The standard American workweek is actually an artifact that hails all the way back to the industrial revolution. It was actually Henry Ford who pioneered the 8-hour shift and the 40-hour work week as a means of maximizing productivity in factories. As the labor force migrated from factories to offices, however, many of the standard policies that made factories efficient moved right along with them.


In the modern world, however, employers are coming to realize that what worked best in factories may not work best in the modern office. Employee well-being has a direct impact on productivity, so what is good for employees is generally good for their employers. As a result, employers are seeking to create benefits that help employees experience better well-being and establish better work-life balance.

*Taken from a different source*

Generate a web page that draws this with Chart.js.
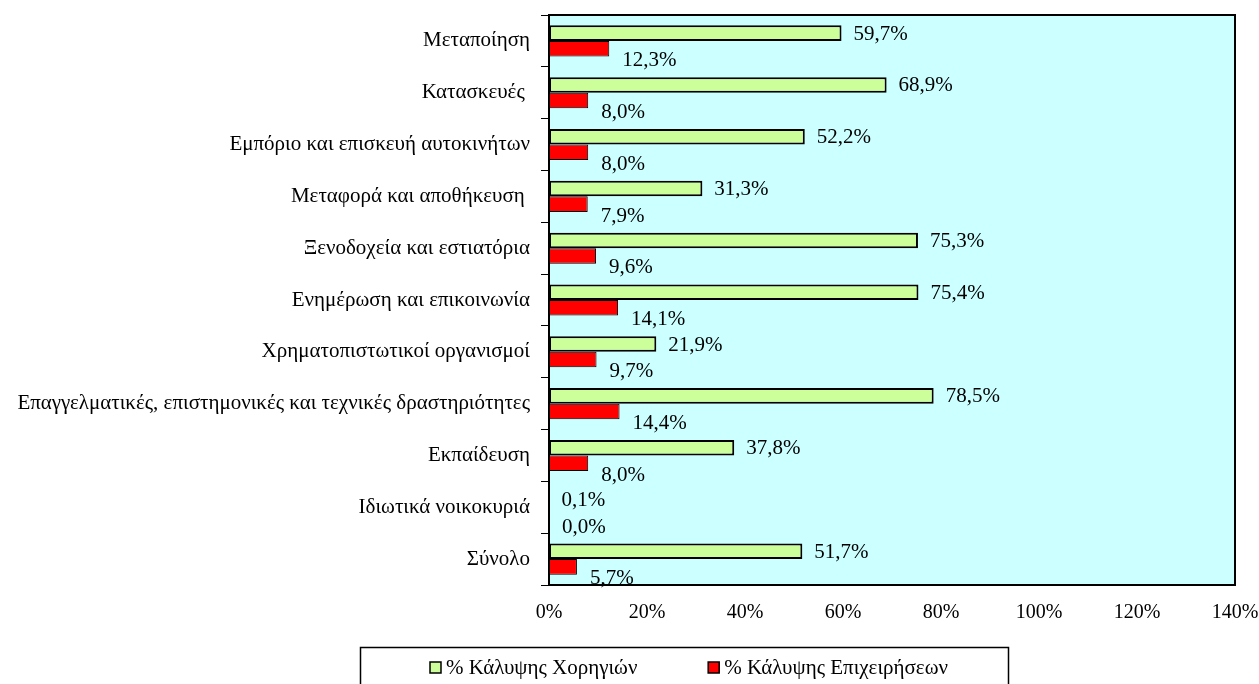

The truth is, employees do not like lying to their employers. While some employees may occasionally “call in sick” to go on a fun adventure or do something else with their time, most will not. Even if both they and their employer could genuinely benefit from them doing so. In response to this, paid “mental health” days were created that employees could use however they saw fit. Even those generally go unused, however, as employees might be reticent to be viewed as having mental health problems. In 2015, Americans wasted a record-setting 658 million vacation days. It seems that overall, Americans are hard workers that don’t seem to know how to just take a day off – let alone a vacation.


This has given rise to many companies offering paid time off for volunteering. If employers benefit from the well-being of their employees, then employee volunteer time off (VTO) may be the best thing to happen to them yet. Not only does employee well-being help improve productivity, but it also helps cut down on genuine sick days and decrease health care costs overall. Here are just a few of the social, psychological and emotional benefits of volunteering:


  • Builds community
  • Decreases loneliness
  • Improves self-esteem
  • Develops leadership skills
  • Increases empathy and compassion
  • Promotes longevity
  • Improves overall health


While no business should cut back on paid vacation time, many businesses may have a far better shot at getting employees to take VTO than vacation. In addition, they may even get just as much benefit from it, if not more.